Ministerstwo Środowiska opublikowało 15 lutego br. projekt ustawy o zmianie ustawy – Prawo geologiczne i górnicze oraz niektórych innych ustaw. Nowelizacja dotyczy gazu łupkowego, ale zawiera rozwiązanie wykraczające poza przedmiot tej problematyki. Przewidywana jest zmiana ustawy z 3 października 2008 r. o udostępnianiu informacji o środowisku i jego ochronie, udziale społeczeństwa w ochronie środowiska oraz o ocenach oddziaływania na środowisko. Art. 44 ust. 1 ustawy ma otrzymać następujące brzmienie:
„Organizacje ekologiczne, które powołując się na swoje cele statutowe, zgłoszą chęć uczestniczenia w określonym postępowaniu wymagającym udziału społeczeństwa, uczestniczą w nim na prawach strony, jeżeli prowadzą dzielność statutową w zakresie ochrony środowiska lub ochrony przyrody, przez minimum 12 miesięcy przed dniem wszczęcia tego postępowania. Przepisu art. 31 § 4 kodeksu postępowania administracyjnego nie stosuje się [projekt mówi o „dzielności", a prawdopodobnie chodzi o „działalność"]".
Powody wprowadzenia takich rozwiązań wydają się oczywiste: rząd chce zapobiec kwestionowaniu odwiertów przez lokalne społeczności. Jednak art. 44 ust. 1 nie dotyczy tylko gazu łupkowego, lecz wszystkich postępowań, w ramach których przeprowadzana jest ocena oddziaływania na środowisko. Ruchliwa trasa, uciążliwa fabryka czy wysypisko śmieci – każdego z tych przykładów może dotyczyć nowy przepis.
Prawo do życia w czystym środowisku nie stanowi tylko wytycznej kształtu polityki państwa. Odpowiednią rolę ma do spełnienia społeczeństwo obywatelskie, czyli jednostki, społeczności lokalnej oraz tworzone przez nie organizacje. Podmioty te uzyskały szereg praw proceduralnych: prawo do informacji o środowisku, obowiązek wysłuchania zainteresowanej społeczności przy podejmowaniu decyzji, dostęp do wymiaru sprawiedliwości.
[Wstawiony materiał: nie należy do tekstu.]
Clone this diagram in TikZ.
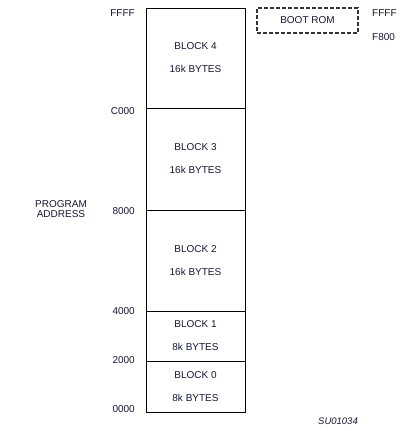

Przyznanie praw proceduralnych zainteresowanym społecznościom tak przez prawo UE, konwencję z Aarhus, jak i Konstytucję RP opiera się na założeniu, że aby móc domagać się czystego środowiska, konieczna jest wiedza o stanie środowiska i podejmowanych decyzjach. Skutkiem szerszej wiedzy jest możliwość wnoszenia uwag przez zainteresowaną społeczność, które władza publiczna może należycie uwzględnić.